She's left the Daily Mail, as expected. So I read her piece on her depression, an implied reason for her departure. As you'd expect she sexes up her condition by locating it on a fashion wave band: she's one of the Blues Sisters. She's Sandwich Woman. More labels that may yet hook a gullible editor into a zeitgeist tsunami of publishing cash.
Because Allison is a newspaper columnist she has nothing useful to say about either depression or her inner life. A Thurderbirds puppet lulled into a Derren Brown hypnotic trance would reveal something at least as against Allison's spirit void. Newspapers by their nature, run in the main by male neurotic sexists, whose evolutionary tendencies have been stalled by workaholism and booze (if not medication and arrogance), are forums for mere borrowed theatrical soliloquy. Columnists gaze at the spotlight and just speak the lines encoded in the editor's head. It's a form of professional telepathy enhanced by hot monthly direct debits and a weekly picture byline. Columnist focus is on editor reaction as mediator for those whatstheirnames, the readers.

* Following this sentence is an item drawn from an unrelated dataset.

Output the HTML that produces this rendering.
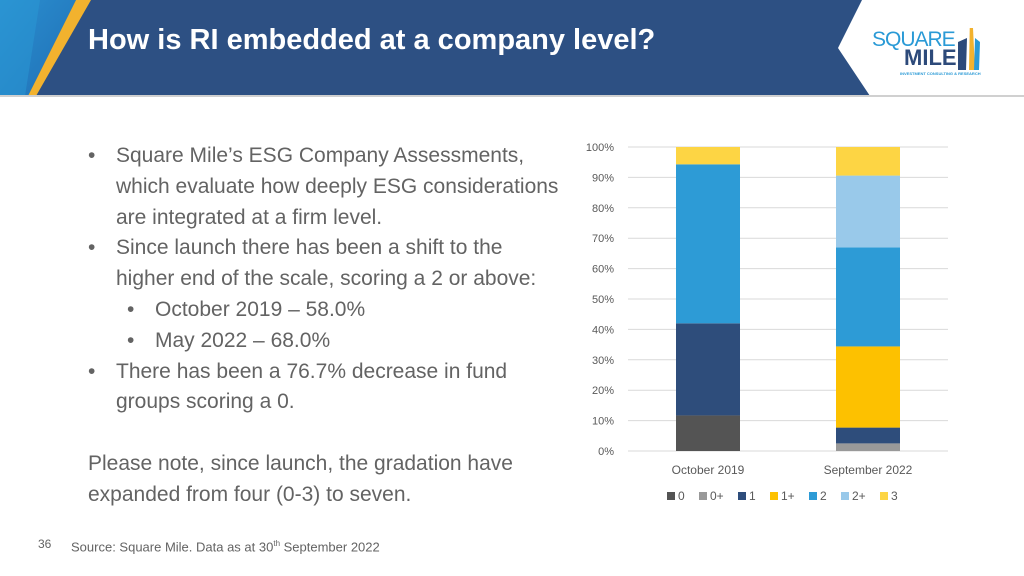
<!DOCTYPE html>
<html><head><meta charset="utf-8"><style>
body{margin:0;width:1024px;height:576px;background:#fff;font-family:"Liberation Sans",sans-serif;position:relative;overflow:hidden}
.t{position:absolute;color:#636363}
ul{margin:0;padding:0;list-style:none}
</style></head><body>
<svg width="1024" height="100" style="position:absolute;left:0;top:0">
<defs><linearGradient id="g" x1="0" y1="0" x2="1" y2="1"><stop offset="0" stop-color="#2b8fd0"/><stop offset="1" stop-color="#1f6fb5"/></linearGradient></defs>
<polygon points="0,0 862,0 838,48 870,96 0,96" fill="#2d5083"/>
<polygon points="0,0 76,0 28,96 0,96" fill="url(#g)"/>
<polygon points="0,0 40,0 25,96 0,96" fill="#2a9ad6" opacity="0.5"/>
<polygon points="76,0 91,0 36,96 28,96" fill="#f2b22e"/>
<rect x="0" y="95" width="1024" height="2" fill="#d0d0d0"/>
</svg>
<div style="position:absolute;left:88px;top:24px;color:#fff;font-size:29px;font-weight:bold">How is RI embedded at a company level?</div>
<div style="position:absolute;left:872px;top:28px;width:120px;height:52px">
<div style="position:absolute;left:0;top:0;color:#2a9ad6;font-size:21px;letter-spacing:-1px">SQUARE</div>
<div style="position:absolute;left:32px;top:17px;color:#2d4a7a;font-size:22px;font-weight:bold">MILE</div>
<div style="position:absolute;left:28px;top:43px;color:#2a9ad6;font-size:4px;font-weight:bold;white-space:nowrap">INVESTMENT CONSULTING &amp; RESEARCH</div>
<svg width="120" height="52" style="position:absolute;left:0;top:0"><polygon points="86,14 95,10 94,42 86,42" fill="#2d4a7a"/><polygon points="98,-16 101,0 103,42 97,42" fill="#f2b22e"/><polygon points="103,10 108,14 107,42 102,42" fill="#2a9ad6"/></svg>
</div>
<div class="t" style="left:88px;top:141px;width:475px;font-size:21px;line-height:30.8px">
<ul>
<li style="padding-left:28px;text-indent:-28px"><span style="display:inline-block;width:28px;text-indent:0">•</span>Square Mile’s ESG Company Assessments, which evaluate how deeply ESG considerations are integrated at a firm level.</li>
<li style="padding-left:28px;text-indent:-28px"><span style="display:inline-block;width:28px;text-indent:0">•</span>Since launch there has been a shift to the higher end of the scale, scoring a 2 or above:</li>
<li style="padding-left:67px;text-indent:-28px"><span style="display:inline-block;width:28px;text-indent:0">•</span>October 2019 – 58.0%</li>
<li style="padding-left:67px;text-indent:-28px"><span style="display:inline-block;width:28px;text-indent:0">•</span>May 2022 – 68.0%</li>
<li style="padding-left:28px;text-indent:-28px"><span style="display:inline-block;width:28px;text-indent:0">•</span>There has been a 76.7% decrease in fund groups scoring a 0.</li>
<li>&nbsp;</li>
<li>Please note, since launch, the gradation have expanded from four (0-3) to seven.</li>
</ul></div>
<div class="t" style="left:38px;top:537px;font-size:12px">36</div>
<div class="t" style="left:71px;top:539px;font-size:13px">Source: Square Mile. Data as at 30<sup style="font-size:8px">th</sup> September 2022</div>
<svg id="chart" width="1024" height="576" style="position:absolute;left:0;top:0;font-family:'Liberation Sans',sans-serif"></svg>
<script>
const categories=["October 2019","September 2022"];
const seriesNames=["0","0+","1","1+","2","2+","3"];
const s0=[11.7,0];
const s0p=[0,2.5];
const s1=[30.3,5.2];
const s1p=[0,26.7];
const s2=[52.3,32.6];
const s2p=[0,23.6];
const s3=[5.7,9.4];
const yTicks=[0,10,20,30,40,50,60,70,80,90,100];
const series=[s0,s0p,s1,s1p,s2,s2p,s3];
const colors=["#545454","#999999","#2e4d7b","#fdc100","#2d9bd6","#99c9ea","#fdd544"];
const svg=document.getElementById('chart');const NS="http://www.w3.org/2000/svg";
const y=v=>451-v*3.04;const x0=628,x1=948;const bw=64;
const cx=i=>x0+(i+0.5)*(x1-x0)/categories.length;
function mk(t,a,txt){const e=document.createElementNS(NS,t);for(const k in a)e.setAttribute(k,a[k]);if(txt!==undefined)e.textContent=txt;svg.appendChild(e);return e;}
yTicks.forEach(v=>{const l=mk('line',{x1:x0,x2:x1,y1:y(v),y2:y(v),stroke:'#d9d9d9','stroke-width':1});


const t=mk('text',{x:614,y:y(v)+4,'text-anchor':'end','font-size':11,fill:'#595959'},v+'%');

});
categories.forEach((c,i)=>{let acc=0;series.forEach((s,j)=>{const v=s[i];if(v>0){const r=mk('rect',{x:cx(i)-bw/2,y:y(acc+v),width:bw,height:v*3.04,fill:colors[j]});

}acc+=v;});
const t=mk('text',{x:cx(i),y:474,'text-anchor':'middle','font-size':12,fill:'#595959'},c);

});
let lx=667;seriesNames.forEach((n,j)=>{const r=mk('rect',{x:lx,y:492,width:8,height:8,fill:colors[j]});


const t=mk('text',{x:lx+11,y:500,'font-size':12,fill:'#595959'},n);


lx+=11+n.length*7+14;});
</script>
</body></html>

I'm no therapist, thank God. But a theme of Allison's life (as I understand it from her columns and novel) is a demented desire to conform. From an early age she sought the Right Way. She sought to tick the right boxes. Later, she tried to please everyone - men, parents, publishers, editors, generations, her reflection. To tick their boxes as she lay swaddled in precocious resentment. She donned her tutu, did a twirl, and then wondered why she ended up with a bruised arse. Allison is a woman of responsibility. She wanted to do well. She wanted to be loved by all.
Instead she became a Daily Mail columnist.
Her tragedy - if indeed she's not snickering in some post-modernist asylum as I write - is this demented idea that she must do anything or be anything. I see now why she hates someone like Fiona MacKeown, the hippy whose daughter was murdered in Goa and whom she abused in the Mail. MacKeown at least tried to make a life outside of mainstream expectation: she dared to advance herself on an adventure not supervised by accountants or style prefects. It ended badly. But she dared to try. Is Allison in a better place by her own account?
Darling Allison Pearson, Telegraph-bound I'm sure. More social tribes to make up there. More generational neuroses to mull over, like her spiritual sister Liz Jones. Readers will lap it up and recycle Allison's crafted lines as their excuses. That's their funeral.